Датировано это стихотворение 1977 годом. А тогда, в середине пятидесятых, он покатился «по матушке-Руси» с истинно русским размахом, даже не обошлось без цыган.

Вот что вспоминает об этом времени старшая дочь поэта: «Как-то — мы с отцом, как обычно, были вдвоем — в дверь позвонила цыганка. О чем-то они говорили, затем цыганка отломила от нашей булки кусок и сказала отцу: «Положи кусок под подушку на ночь, а потом отдай его собаке — чужой, не своей собаке!» (Теперь я думаю, что это был приворот моей матери.) А я тот хлеб съела!

Когда я закончила первый класс, мы переехали опять-таки в коммуналку, но побольше. Наша семья распалась. Я с матерью жила в одной комнате, отец — в другой. С горя отец стал сильно пить, курить (а после фронта чуть было не умер от туберкулеза!). Скандалил. Позже обменял свою комнату и уехал. Общались мы в основном по телефону. Летом он приезжал ко мне в родительские дни в пионерлагерь, что был во Внукове».

А вот отрывок из воспоминаний его племянницы:

«…У Коли наступила черная полоса: они разошлись с Юлей. Надо сказать, что до этого момента, даже после фронта, Коля не пил и не курил, а тут его понесло…

И все равно он не забывал свою маму, сестру и нас. Очень было трогательно и больно наблюдать, как, приходя к нам, беседовал со своей мамой: он рассказывал про свои горести и невзгоды, а моя бабушка с нежностью и любовью уговаривала своего сынка не пить, бросить это, на что Коля обещал ей бросить».

«Бросил это» он уже после смерти матери, лет через двадцать после того, как начал, изрядно помучив пагубной привычкой свою вторую жену и пережив клиническую смерть. Бросить ведь труднее, чем начать. О силе привычки можно судить по словам Глеба Паншина: «Коля до поры выпивал ежедневно и, что называется, профессионально: утром с похмелья, днем многократно и помаленьку — для поддержания тонуса, вечером — сколько душа примет».

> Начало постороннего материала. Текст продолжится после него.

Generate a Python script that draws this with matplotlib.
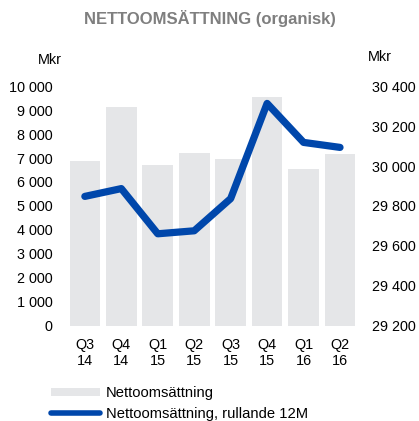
import numpy as np
import matplotlib.pyplot as plt
from matplotlib.patches import Patch
from matplotlib.lines import Line2D

plt.rcParams['font.family'] = ['Liberation Sans', 'DejaVu Sans']

# Data
kvartal = ['Q3\n14', 'Q4\n14', 'Q1\n15', 'Q2\n15', 'Q3\n15', 'Q4\n15', 'Q1\n16', 'Q2\n16']
nettoomsattning = [6870, 9120, 6700, 7200, 6960, 9540, 6540, 7170]
rullande_12m = [29848, 29887, 29661, 29676, 29837, 30313, 30118, 30093]
vanster_ticks = [0, 1000, 2000, 3000, 4000, 5000, 6000, 7000, 8000, 9000, 10000]
hoger_ticks = [29200, 29400, 29600, 29800, 30000, 30200, 30400]

def mellanslag(v):
    return f'{v:,}'.replace(',', ' ')

fig = plt.figure(figsize=(4.19, 4.21), dpi=100)
ax = fig.add_axes([0.159, 0.2257, 0.696, 0.570])
x = np.arange(len(kvartal))

ax.bar(x, nettoomsattning, width=0.84, color='#e5e6e8', zorder=1)
ax.set_xlim(-0.5, len(kvartal) - 0.5)
ax.set_ylim(0, 10000)
ax.set_yticks(vanster_ticks)
ax.set_yticklabels([mellanslag(v) for v in vanster_ticks])
ax.set_xticks(x)
ax.set_xticklabels(kvartal, linespacing=1.15)
ax.tick_params(axis='both', length=0, labelsize=10.4)
ax.tick_params(axis='y', pad=10)
ax.tick_params(axis='x', pad=9)
for s in ax.spines.values():
    s.set_visible(False)

ax2 = ax.twinx()
ax2.plot(x, rullande_12m, color='#0047ab', linewidth=5.2, solid_capstyle='round',
         solid_joinstyle='round', zorder=3)
ax2.set_ylim(29200, 30400)
ax2.set_yticks(hoger_ticks)
ax2.set_yticklabels([mellanslag(v) for v in hoger_ticks])
ax2.tick_params(axis='y', length=0, labelsize=10.4, pad=10)
for s in ax2.spines.values():
    s.set_visible(False)

fig.text(0.5, 0.957, 'NETTOOMSÄTTNING (organisk)', ha='center', va='center',
         fontsize=12, fontweight='bold', color='#7f7f7f')
fig.text(0.12, 0.857, 'Mkr', ha='center', va='center', fontsize=10.4)
fig.text(0.907, 0.865, 'Mkr', ha='center', va='center', fontsize=10.4)

handles = [Patch(facecolor='#e5e6e8', edgecolor='none'),
           Line2D([0], [0], color='#0047ab', linewidth=4, solid_capstyle='round')]
fig.legend(handles, ['Nettoomsättning', 'Nettoomsättning, rullande 12M'],
           loc='upper left', bbox_to_anchor=(0.122, 0.082), frameon=False,
           fontsize=10.6, handlelength=3.3, handleheight=0.5, handletextpad=0.4,
           labelspacing=0.45, borderpad=0, borderaxespad=0)

fig.savefig('out.png', dpi=100)
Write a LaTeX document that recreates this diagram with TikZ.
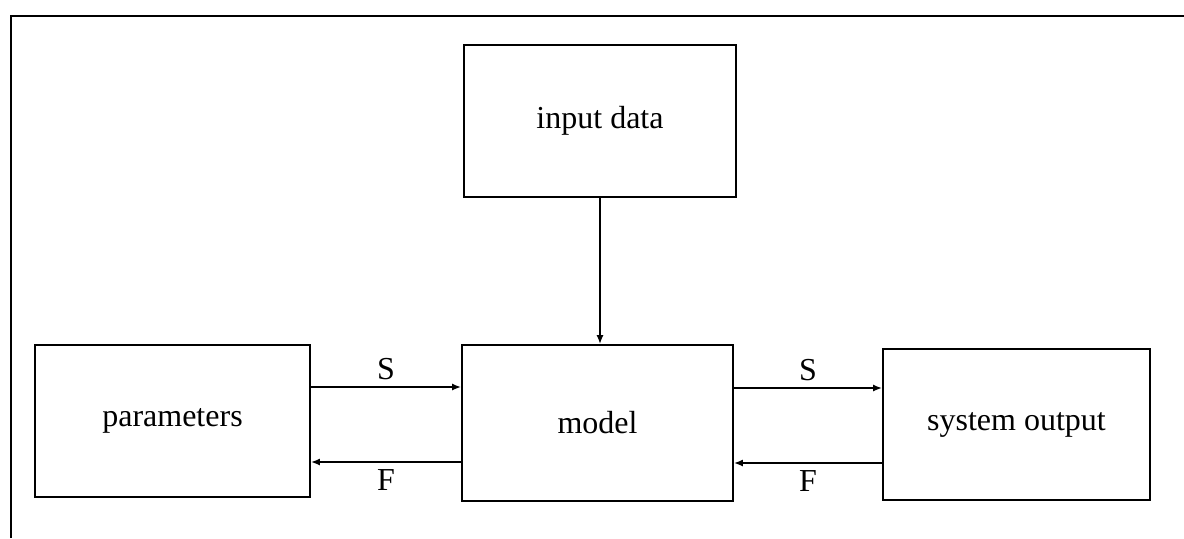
\documentclass[tikz,border=0pt]{standalone}
\usepackage{fontspec}
\setmainfont{Liberation Serif}
\usetikzlibrary{arrows.meta}

\begin{document}
\begin{tikzpicture}[x=.5pt,y=-.5pt,line width=.8pt,
    block/.style={draw,line width=.9pt,font=\fontsize{16}{19}\selectfont},
    flow/.style={-{Latex[length=4.5pt,width=3.5pt]}},
    lbl/.style={font=\fontsize{16}{19}\selectfont}]
  \useasboundingbox (0,0) rectangle (1184,538);
  \draw[line width=1.1pt] (11,538) -- (11,16) -- (1184,16);

  \node[block,minimum width=136pt,minimum height=76pt] (input) at (600,121) {input data};
  \node[block,minimum width=137.5pt,minimum height=76pt] (param) at (172.5,421) {parameters};
  \node[block,minimum width=135.5pt,minimum height=78pt] (model) at (597.5,423) {model};
  \node[block,minimum width=133.5pt,minimum height=75.5pt] (sysout) at (1016.5,424.5) {system output};

  \draw[flow] (input.south) -- (input.south |- model.north);

  \draw[flow] (param.east |- 0,387) -- (model.west |- 0,387)
    node[lbl,midway,above] {S};
  \draw[flow] (model.west |- 0,462) -- (param.east |- 0,462)
    node[lbl,midway,below] {F};
  \draw[flow] (model.east |- 0,388) -- (sysout.west |- 0,388)
    node[lbl,midway,above] {S};
  \draw[flow] (sysout.west |- 0,463) -- (model.east |- 0,463)
    node[lbl,midway,below] {F};
\end{tikzpicture}
\end{document}
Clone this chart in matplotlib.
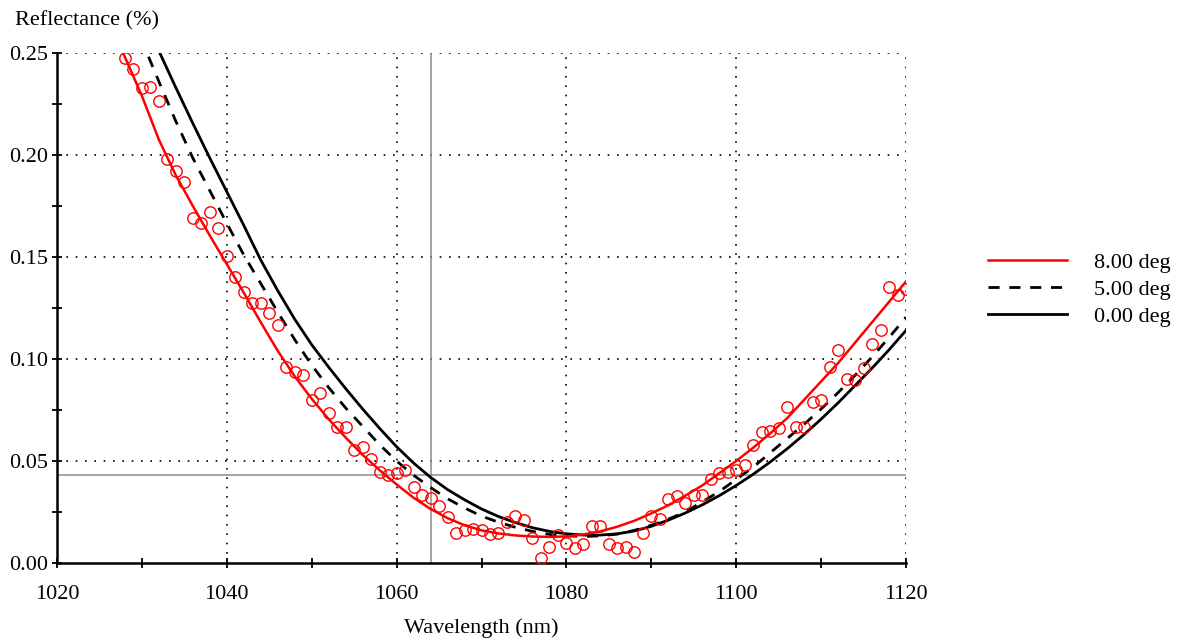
import matplotlib
matplotlib.use("Agg")
import matplotlib.pyplot as plt
from matplotlib.ticker import MultipleLocator, FormatStrFormatter

plt.rcParams['font.family'] = ['Liberation Serif', 'DejaVu Serif']

# ---------------- data ----------------
wl_meas = [1028, 1029, 1030, 1031, 1032, 1033, 1034, 1035, 1036, 1037, 1038, 1039,
           1040, 1041, 1042, 1043, 1044, 1045, 1046, 1047, 1048, 1049, 1050, 1051,
           1052, 1053, 1054, 1055, 1056, 1057, 1058, 1059, 1060, 1061, 1062, 1063,
           1064, 1065, 1066, 1067, 1068, 1069, 1070, 1071, 1072, 1073, 1074, 1075,
           1076, 1077, 1078, 1079, 1080, 1081, 1082, 1083, 1084, 1085, 1086, 1087,
           1088, 1089, 1090, 1091, 1092, 1093, 1094, 1095, 1096, 1097, 1098, 1099,
           1100, 1101, 1102, 1103, 1104, 1105, 1106, 1107, 1108, 1109, 1110, 1111,
           1112, 1113, 1114, 1115, 1116, 1117, 1118, 1119, 1120]
refl_meas = [0.2475, 0.2422, 0.2328, 0.2333, 0.2265, 0.1980, 0.1922, 0.1868, 0.1691, 0.1667,
             0.1721, 0.1642, 0.1505, 0.1402, 0.1328, 0.1275, 0.1275, 0.1225, 0.1167, 0.0961,
             0.0936, 0.0922, 0.0799, 0.0833, 0.0735, 0.0667, 0.0667, 0.0554, 0.0569, 0.0510,
             0.0446, 0.0431, 0.0441, 0.0456, 0.0373, 0.0333, 0.0319, 0.0279, 0.0225, 0.0147,
             0.0162, 0.0167, 0.0162, 0.0142, 0.0147, 0.0201, 0.0230, 0.0211, 0.0123, 0.0025,
             0.0078, 0.0137, 0.0098, 0.0074, 0.0093, 0.0181, 0.0181, 0.0093, 0.0074, 0.0078,
             0.0054, 0.0147, 0.0230, 0.0216, 0.0314, 0.0328, 0.0294, 0.0333, 0.0333, 0.0412,
             0.0441, 0.0446, 0.0456, 0.0480, 0.0578, 0.0642, 0.0647, 0.0662, 0.0765, 0.0667,
             0.0667, 0.0789, 0.0799, 0.0961, 0.1044, 0.0902, 0.0897, 0.0956, 0.1074, 0.1142,
             0.1353, 0.1314, 0.1343]

wl_calc = [1026, 1028, 1030, 1032, 1034, 1036, 1038, 1040, 1042, 1044, 1046, 1048,
           1050, 1052, 1054, 1056, 1058, 1060, 1062, 1064, 1066, 1068, 1070, 1072,
           1074, 1076, 1078, 1080, 1082, 1084, 1086, 1088, 1090, 1092, 1094, 1096,
           1098, 1100, 1102, 1104, 1106, 1108, 1110, 1112, 1114, 1116, 1118, 1120]
refl_8deg = [0.266, 0.248, 0.229, 0.2075, 0.190, 0.175, 0.1605, 0.1465, 0.1325, 0.118,
             0.104, 0.0915, 0.0805, 0.0705, 0.0615, 0.053, 0.0455, 0.0385, 0.032, 0.0265,
             0.022, 0.0185, 0.016, 0.0145, 0.0135, 0.013, 0.0128, 0.013, 0.014, 0.0155,
             0.0178, 0.0207, 0.0243, 0.0283, 0.033, 0.038, 0.044, 0.050, 0.0565, 0.0635,
             0.071, 0.080, 0.089, 0.098, 0.108, 0.118, 0.128, 0.138]
refl_5deg = [0.296, 0.276, 0.256, 0.236, 0.2165, 0.1985, 0.1825, 0.1665, 0.151, 0.137,
             0.123, 0.1095, 0.097, 0.086, 0.076, 0.067, 0.058, 0.050, 0.043, 0.037,
             0.0315, 0.027, 0.023, 0.020, 0.0175, 0.0155, 0.014, 0.0133, 0.013, 0.0133,
             0.0142, 0.016, 0.0185, 0.0215, 0.025, 0.030, 0.035, 0.041, 0.047, 0.054,
             0.061, 0.068, 0.0755, 0.0835, 0.092, 0.101, 0.1105, 0.1205]
refl_0deg = [0.308, 0.288, 0.269, 0.251, 0.233, 0.2155, 0.1985, 0.182, 0.1655, 0.1485,
             0.1335, 0.1195, 0.107, 0.096, 0.0855, 0.0755, 0.066, 0.057, 0.049, 0.042,
             0.036, 0.031, 0.0265, 0.0228, 0.0198, 0.0173, 0.0155, 0.0143, 0.0137, 0.0137,
             0.0143, 0.0157, 0.018, 0.021, 0.0245, 0.0285, 0.033, 0.038, 0.0435, 0.0495,
             0.056, 0.063, 0.0705, 0.0785, 0.087, 0.0955, 0.1045, 0.114]

labels = ["8.00 deg", "5.00 deg", "0.00 deg"]
cursor_wl = 1064.0
cursor_refl = 0.043

# ---------------- figure ----------------
W, H = 1184, 643
fig = plt.figure(figsize=(W / 100, H / 100), dpi=100)
ax = fig.add_axes([57 / W, 1 - 563 / H, (906 - 57) / W, (563 - 53) / H])

ax.set_xlim(1020, 1120)
ax.set_ylim(0.0, 0.25)

# grid (dotted) at major ticks except axis lines
for xv in [1040, 1060, 1080, 1100, 1120]:
    ax.axvline(xv, color='black', lw=1.2, ls=(0, (1, 4.6)), zorder=1)
for yv in [0.05, 0.10, 0.15, 0.20, 0.25]:
    ax.axhline(yv, color='black', lw=1.2, ls=(0, (1, 4.6)), zorder=1)

# cursor cross-hair
ax.axvline(cursor_wl, color='#8c8c8c', lw=1.1, zorder=2)
ax.axhline(cursor_refl, color='#8c8c8c', lw=1.1, zorder=2)

l0, = ax.plot(wl_calc, refl_0deg, color='black', lw=2.0, zorder=3, label=labels[2])
l5, = ax.plot(wl_calc, refl_5deg, color='black', lw=2.0, ls=(0, (4.0, 3.5)), zorder=3, label=labels[1])
l8, = ax.plot(wl_calc, refl_8deg, color='red', lw=1.8, zorder=4, label=labels[0])
ax.plot(wl_meas, refl_meas, ls='none', marker='o', ms=8.2, mfc='none', mec='red',
        mew=1.0, zorder=5, clip_on=True)

for s in ['top', 'right']:
    ax.spines[s].set_visible(False)
for s in ['left', 'bottom']:
    ax.spines[s].set_linewidth(1.8)
    ax.spines[s].set_color('black')

ax.xaxis.set_major_locator(MultipleLocator(20))
ax.xaxis.set_minor_locator(MultipleLocator(10))
ax.yaxis.set_major_locator(MultipleLocator(0.05))
ax.yaxis.set_minor_locator(MultipleLocator(0.025))
ax.yaxis.set_major_formatter(FormatStrFormatter('%.2f'))
ax.tick_params(which='both', direction='inout', length=7, width=1.3, colors='black',
               labelsize=16, top=False, right=False)
ax.tick_params(axis='x', pad=12)
ax.tick_params(axis='y', pad=3)

ax.set_xlabel("Wavelength (nm)", fontsize=16)
ax.xaxis.set_label_coords(0.5, -0.108)
fig.text(15 / W, 1 - 21 / H, "Reflectance (%)", fontsize=16, ha='left', va='center')

leg = fig.legend([l8, l5, l0], labels, loc='upper left',
                 bbox_to_anchor=(988 / W, 1 - 252 / H), frameon=False,
                 fontsize=16, handlelength=3.55, handletextpad=1.2,
                 labelspacing=0.3, borderpad=0, borderaxespad=0)

fig.savefig("out.png", dpi=100)
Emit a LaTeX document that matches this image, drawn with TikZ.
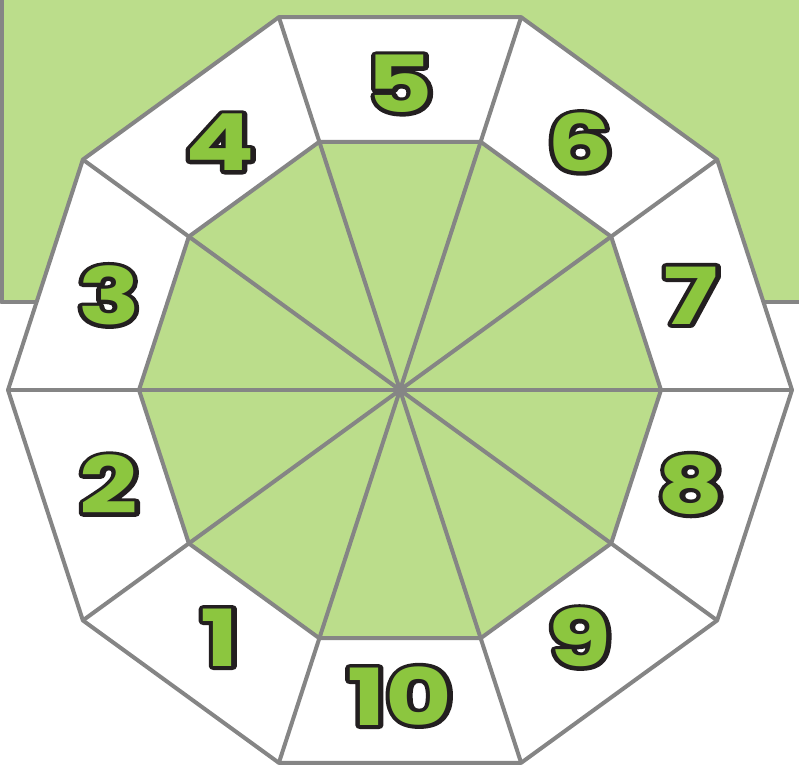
\documentclass[tikz,border=0pt]{standalone}
\usepackage{fontspec}
\newfontfamily\digitfont{Poppins}
\usetikzlibrary{calc}

\definecolor{padgreen}{HTML}{BBDD8B}
\definecolor{numgreen}{HTML}{8CC63F}
\definecolor{edgegrey}{HTML}{858585}

% green digits with a dark outline: stroked copy underneath, plain fill on top
\newcommand\outlined[1]{\rlap{\special{pdf:literal direct q 2 Tr 5.4 w 1 j 0.137 0.122 0.125 RG}#1\special{pdf:literal direct Q}}#1}

\begin{document}
\begin{tikzpicture}[x=0.025cm, y=0.025cm, line join=round]
    \tikzstyle{edge} = [draw=edgegrey, line width=0.1cm]
    \tikzstyle{sectorlabel} = [font=\digitfont\bfseries\fontsize{56}{56}\selectfont,
                               text=numgreen, inner sep=0pt, xscale=1.3, transform shape]

    \useasboundingbox (0,0) rectangle (799,779);

    % green backdrop behind the wheel
    \fill [padgreen] (1.5,477) rectangle (820,800);
    \draw [edge] (1.5,800) -- (1.5,477) -- (820,477);

    \coordinate (c) at (400,389);
    \foreach \k in {0,...,9} {
        \coordinate (o\k) at ($(c)+(\k*36:392)$);
        \coordinate (i\k) at ($(c)+(\k*36:261)$);
    }

    % rings
    \fill [white] (o0) -- (o1) -- (o2) -- (o3) -- (o4) -- (o5) -- (o6) -- (o7) -- (o8) -- (o9) -- cycle;
    \fill [padgreen] (i0) -- (i1) -- (i2) -- (i3) -- (i4) -- (i5) -- (i6) -- (i7) -- (i8) -- (i9) -- cycle;
    \draw [edge] (o0) -- (o1) -- (o2) -- (o3) -- (o4) -- (o5) -- (o6) -- (o7) -- (o8) -- (o9) -- cycle;
    \draw [edge] (i0) -- (i1) -- (i2) -- (i3) -- (i4) -- (i5) -- (i6) -- (i7) -- (i8) -- (i9) -- cycle;
    \foreach \k in {0,...,9}
        \draw [edge] (c) -- (o\k);

    % sector numbers
    \foreach \n in {1,...,10}
        \node (n\n) [sectorlabel] at ($(c)+({90-(\n-5)*36}:306)$) {\outlined{\n}};
\end{tikzpicture}
\end{document}
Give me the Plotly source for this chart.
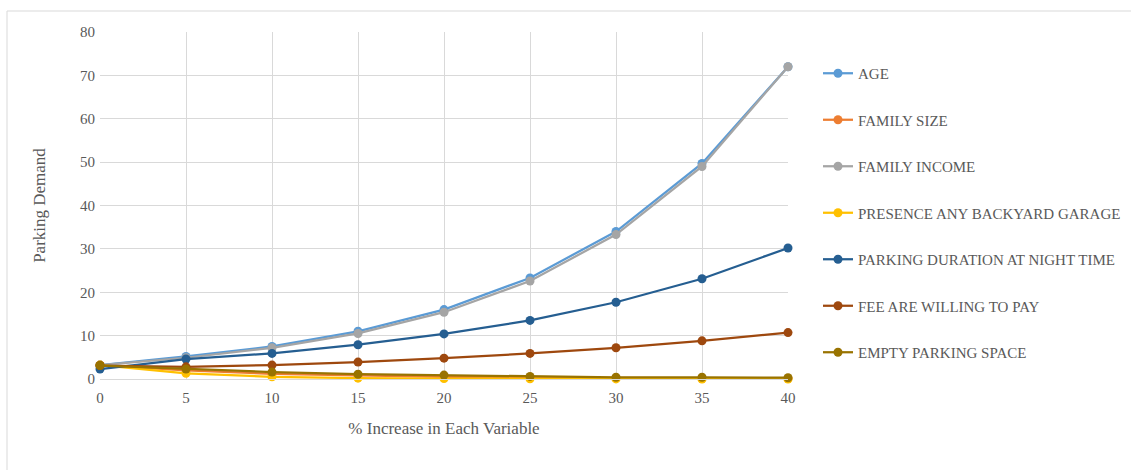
import plotly.graph_objects as go

x_vals = [0, 5, 10, 15, 20, 25, 30, 35, 40]
age = [3.2, 5.2, 7.5, 11.0, 16.0, 23.3, 34.0, 49.7, 72.0]
family_size = [3.2, 2.0, 1.2, 0.8, 0.5, 0.3, 0.2, 0.1, 0.1]
family_income = [3.2, 4.9, 7.2, 10.5, 15.4, 22.6, 33.3, 49.0, 72.0]
presence_garage = [3.2, 1.3, 0.5, 0.2, 0.1, 0.05, 0.02, 0.01, 0.0]
parking_duration = [2.3, 4.6, 5.9, 7.9, 10.4, 13.5, 17.7, 23.1, 30.2]
fee_willing = [3.1, 2.8, 3.2, 3.9, 4.8, 5.9, 7.2, 8.8, 10.7]
empty_space = [3.1, 2.3, 1.6, 1.1, 0.9, 0.6, 0.4, 0.4, 0.3]

series = [
    ("AGE", age, "#5B9BD5"),
    ("FAMILY SIZE", family_size, "#ED7D31"),
    ("FAMILY INCOME", family_income, "#A5A5A5"),
    ("PRESENCE ANY BACKYARD GARAGE", presence_garage, "#FFC000"),
    ("PARKING DURATION AT NIGHT TIME", parking_duration, "#255E91"),
    ("FEE ARE WILLING TO PAY", fee_willing, "#9E480E"),
    ("EMPTY PARKING SPACE", empty_space, "#997300"),
]

FONT = "Liberation Serif, Times New Roman, serif"
GREY = "#595959"

fig = go.Figure()
for i, (name, vals, col) in enumerate(series):
    fig.add_trace(go.Scatter(
        x=x_vals, y=vals, name=name, mode="lines+markers",
        line=dict(color=col, width=2.25),
        marker=dict(color=col, size=9),
        legendgroup=f"g{i}",
        cliponaxis=False,
    ))

W, H = 1131, 470
L, R, T, B = 100, 343, 32, 91
pw, ph = W - L - R, H - T - B

def px_to_paper(px, py):
    return (px - L) / pw, (H - B - py) / ph

x0, y0 = px_to_paper(7, 11)
x1, y1 = px_to_paper(1145, 485)

fig.add_shape(type="rect", xref="paper", yref="paper",
              x0=x0, y0=y1, x1=x1, y1=y0,
              line=dict(color="#d9d9d9", width=1), layer="below")

lx, ly = px_to_paper(818, 57)

fig.update_layout(
    width=W, height=H,
    margin=dict(l=L, r=R, t=T, b=B, autoexpand=False),
    paper_bgcolor="white", plot_bgcolor="white",
    font=dict(family=FONT, size=15, color=GREY),
    showlegend=True,
    legend=dict(
        x=lx, y=ly,
        xanchor="left", yanchor="top",
        traceorder="grouped", tracegroupgap=24,
        font=dict(family=FONT, size=15, color=GREY),
        itemwidth=30,
        bgcolor="rgba(0,0,0,0)",
    ),
    xaxis=dict(
        range=[0, 40], tickmode="array", tickvals=x_vals,
        ticktext=[str(v) for v in x_vals],
        showgrid=True, gridcolor="#d9d9d9", gridwidth=1,
        zeroline=False, showline=True, linecolor="#d9d9d9",
        ticks="", ticklabelstandoff=5,
        tickfont=dict(family=FONT, size=15, color=GREY),
        title=dict(text="% Increase in Each Variable",
                   font=dict(family=FONT, size=17, color=GREY), standoff=17),
    ),
    yaxis=dict(
        range=[0, 80], dtick=10,
        showgrid=True, gridcolor="#d9d9d9", gridwidth=1,
        zeroline=False, showline=False,
        ticks="", ticklabelstandoff=4,
        tickfont=dict(family=FONT, size=15, color=GREY),
        title=dict(text="Parking Demand",
                   font=dict(family=FONT, size=17, color=GREY), standoff=30),
    ),
)

fig.write_html("out.html", config={"displayModeBar": False},
               post_script="document.body.style.margin='0';")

Впрочем, с Глебом Паншиным Николай Старшинов познакомился уже в шестидесятые годы, когда привычка «укоренилась», а тогда, в середине пятидесятых, он «покатился по матушке-Руси» в прямом смысле. Согласитесь, жить в одной квартире с женой и дочерью на правах соседа не весело, и он стал все чаще куда-нибудь уезжать. Брал командировки, где только давали, не было командировок — брал путевки в дома творчества писателей в Переделкине или в Голицыне, кончались путевки — брал курсовки (это когда жилье снимаешь неподалеку, а ешь в столовой Дома творчества).

Но нет худа без добра: кочевая жизнь несла с собой множество новых впечатлений и знакомств, которые необходимы творческому человеку ничуть не меньше, чем козьма-прутковская «похвала» («Похвала необходима гению, как канифоль смычку виртуоза»).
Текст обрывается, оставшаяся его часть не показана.